Report an error

3.7 Scaling the Variables

Variable scaling, or standardization, is not necessarily a requirement for all clustering models. If we were to build a clustering model based on the outdoor activity survey mentioned earlier in this chapter, we would not need to perform any scaling, as all of the values reflect survey responses from 1 to 10.

However, it is much more common to encounter datasets whose variables are measured in different units. In such instances, the modeler should definitely scale the data in order to enable a meaningful comparison between them. To see why, let’s consider a model that includes the appraised value of someone’s home, as well as the number of residents who live in the home.

Before we look at the Euclidean distances involved, let’s take a moment to consider three families, the Smiths, the Joneses, and the Williamses. Glancing at the table below, we see that all three families have very similar estimated home values. The most remarkable difference we see here is that whereas the Smiths and Joneses seem to be average-sized families, with four and three members, respectively, the Williams family is quite large.

Family Name	Est. Home Value (USD)	Household members
Smith	500,000	4
Jones	540,000	3
Williams	550,000	11

What if we were asked to put the two most similar families from this group together? Glancing at the numbers above, and applying just a bit of domain knowledge, would lead us to place the Smiths with the Joneses.

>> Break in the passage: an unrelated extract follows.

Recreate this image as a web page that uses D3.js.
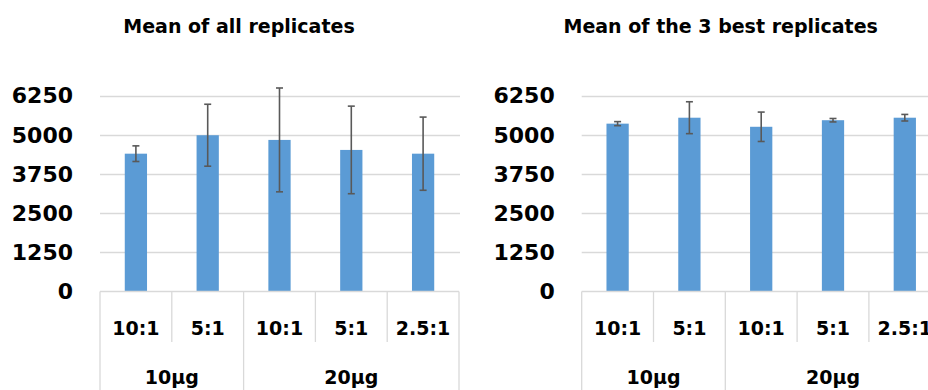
<!DOCTYPE html>
<html>
<head>
<meta charset="utf-8">
<script src="https://cdn.jsdelivr.net/npm/d3@7"></script>
<style>
  body { margin: 0; background: #fff; }
  svg { display: block; font-family: "DejaVu Sans", sans-serif; font-weight: bold; }
</style>
</head>
<body>
<svg id="chart" width="928" height="390"></svg>
<script>
// categories (x axis is two levels: ratio inside dose)
var ratios = ["10:1", "5:1", "10:1", "5:1", "2.5:1"];
var doses = ["10µg", "20µg"];
var doseSizes = [2, 3];
var yTicks = [0, 1250, 2500, 3750, 5000, 6250];

// values
var allMeans = [4390, 4980, 4830, 4510, 4390];
var allErr = [250, 990, 1660, 1400, 1170];
var bestMeans = [5350, 5540, 5250, 5460, 5540];
var bestErr = [65, 510, 470, 55, 105];

var svg = d3.select("#chart");
var gridCol = "#d9d9d9";
var barCol = "#5b9bd5";
var errCol = "#595959";

var y = d3.scaleLinear()
    .domain([0, 6250])
    .range([291, 95.5]);

function drawChart(left, title, means, errs) {
    var plotW = 359;
    var g = svg.append("g");

    var x = d3.scaleBand()
        .domain(d3.range(ratios.length))
        .range([left, left + plotW])
        .padding(0);
    var barW = x.bandwidth() * 0.31;

    g.append("text")
        .attr("x", left + 139)
        .attr("y", 33)
        .attr("text-anchor", "middle")
        .style("font-size", "19px")
        .text(title);

    // gridlines
    g.selectAll(".grid")
        .data(yTicks.filter(function(d) { return d > 0; }))
        .enter().append("line")
        .attr("x1", left)
        .attr("x2", left + plotW + 1)
        .attr("y1", function(d) { return Math.round(y(d)) + 0.5; })
        .attr("y2", function(d) { return Math.round(y(d)) + 0.5; })
        .style("stroke", gridCol)
        .style("stroke-width", 1.3);

    // y labels
    g.selectAll(".ylab")
        .data(yTicks)
        .enter().append("text")
        .attr("x", left - 27)
        .attr("y", function(d) { return y(d); })
        .attr("dy", "0.36em")
        .attr("text-anchor", "end")
        .style("font-size", "22px")
        .text(function(d) { return d; });

    // bars
    g.selectAll(".bar")
        .data(means)
        .enter().append("rect")
        .attr("x", function(d, i) { return x(i) + (x.bandwidth() - barW) / 2; })
        .attr("y", function(d) { return y(d); })
        .attr("width", barW)
        .attr("height", function(d) { return y(0) - y(d); })
        .style("fill", barCol);

    // error bars
    var eb = g.selectAll(".err")
        .data(means)
        .enter().append("g")
        .attr("transform", function(d, i) { return "translate(" + (x(i) + x.bandwidth() / 2) + ",0)"; });
    eb.append("line")
        .attr("y1", function(d, i) { return y(d + errs[i]); })
        .attr("y2", function(d, i) { return y(d - errs[i]); })
        .style("stroke", errCol)
        .style("stroke-width", 1.6);
    eb.append("line")
        .attr("x1", -3.5).attr("x2", 3.5)
        .attr("y1", function(d, i) { return y(d + errs[i]); })
        .attr("y2", function(d, i) { return y(d + errs[i]); })
        .style("stroke", errCol)
        .style("stroke-width", 1.6);
    eb.append("line")
        .attr("x1", -3.5).attr("x2", 3.5)
        .attr("y1", function(d, i) { return y(d - errs[i]); })
        .attr("y2", function(d, i) { return y(d - errs[i]); })
        .style("stroke", errCol)
        .style("stroke-width", 1.6);

    // category axis
    var base = Math.round(y(0)) + 0.5;
    g.append("line")
        .attr("x1", left).attr("x2", left + plotW)
        .attr("y1", base).attr("y2", base)
        .style("stroke", gridCol)
        .style("stroke-width", 1.3);

    var starts = [0];
    for (var k = 0; k < doseSizes.length; k++) starts.push(starts[k] + doseSizes[k]);

    // dividers: full height at group edges, short inside groups
    for (var i = 0; i <= ratios.length; i++) {
        var xx = (i < ratios.length ? x(i) : x(ratios.length - 1) + x.bandwidth());
        var full = starts.indexOf(i) >= 0;
        g.append("line")
            .attr("x1", xx).attr("x2", xx)
            .attr("y1", base).attr("y2", full ? 390 : 342)
            .style("stroke", gridCol)
            .style("stroke-width", 1.3);
    }

    g.selectAll(".xlab")
        .data(ratios)
        .enter().append("text")
        .attr("x", function(d, i) { return x(i) + x.bandwidth() / 2; })
        .attr("y", 335)
        .attr("text-anchor", "middle")
        .style("font-size", "19px")
        .text(function(d) { return d; });

    g.selectAll(".glab")
        .data(doses)
        .enter().append("text")
        .attr("x", function(d, i) {
            return (x(starts[i]) + x(starts[i + 1] - 1) + x.bandwidth()) / 2;
        })
        .attr("y", 384)
        .attr("text-anchor", "middle")
        .style("font-size", "19px")
        .text(function(d) { return d; });
}

drawChart(100, "Mean of all replicates", allMeans, allErr);
drawChart(581.7, "Mean of the 3 best replicates", bestMeans, bestErr);
</script>
</body>
</html>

What would happen if we did this calculation with the original variables? The figure below demonstrates the answer to this question.

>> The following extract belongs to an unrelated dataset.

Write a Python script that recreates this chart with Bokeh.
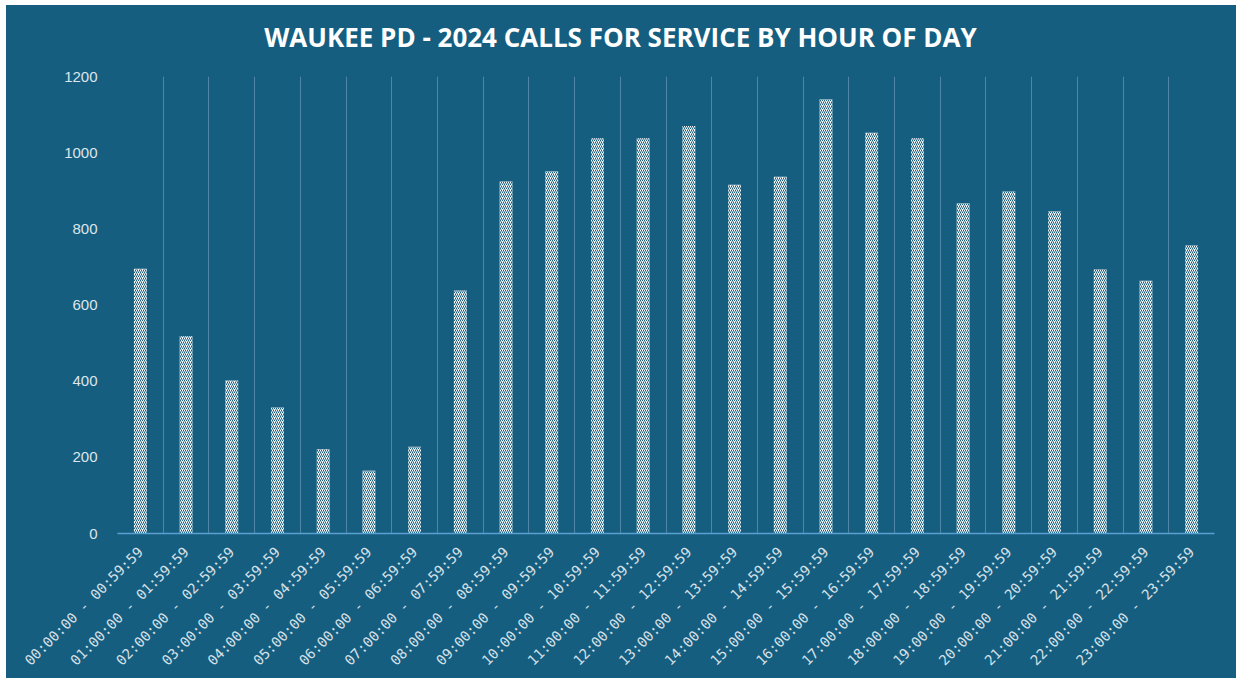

As indicated by the figure above, if we simply calculate distances using the unscaled values, we obtain a result suggesting that Jones and Williams are the closest match. In the Euclidean distance calculation, home value dominates, while household size is effectively muted.

We can solve this problem with some method of variable scaling. The most typical type of scaling involves converting the original values to z-scores. An observation’s z-score for some variable represents that value’s distance from the mean, as measured in standard deviations. We can find the z-score for any value x by subtracting that variable’s mean from x, and then dividing by the variable’s standard deviation.

When we use z-scores, rather than the original values, the variables’ relative importance are now brought onto a level playing field. For this example, we will assume that the values for these three families come from a larger dataset, for which the mean home value is $525,000, with a standard deviation of $12,400, and for which the mean household size is 3.15, with a standard deviation of 0.86.

After defining homemade_zscore(), as shown above, we pass all three households’ values into the function.

Now that the original variables have become z-scores, an unusual household size bears the same impact as an unusual home value. The Euclidean distance calculations shown below, performed with the z-scores, show a result that will appear far more sensible to readers: now, the Smiths and the Joneses are the most similar pair, while both appear to be quite distinct from the Williams family.

Another method for standardizing data, min-max scaling, involves adjusting each value by subtracting the minimum value for that variable and dividing by its range. This approach ensures that all values for the scaled variables will fall between 0 and 1, with the largest value in any column taking a value of 1, and the smallest taking a value of 0.

To find the min-max scaled number for the Smiths’ household size, we start by subtracting the minimum household size value from theirs: 4-3 = 1. Then, we divide by the range for that variable (8) to arrive at 1 / 8 = 0.125.

To find the min-max scaled number for the Jones’ home value, we start by subtracting the minimum home value from theirs: 540,000-500,000 = 40,000. Then, we divided by the range of home values (50,000) to arrive at 40,000 / 50,000 = 0.8.

Family	Original Home Value	Original Household Size	Min-Max Scaled Home Value	Min-Max Scaled Household Size
Smith	500,000	4	0	0.125
Jones	540,000	3	0.8	0
Williams	550,000	11	1	1

Conversion of the data to z-scores is far more common than min-max scaling. Min-max scaling may be preferred in situations in which the modeler wishes to constrain the data to values between 0 and 1, and/or avoid dealing with negative numbers. Note that min-max scaling results can be heavily influenced by the presence of outliers. Outliers expand the dataset’s range, which tends to mute the distinctions among non-outlier values when the data is scaled this way.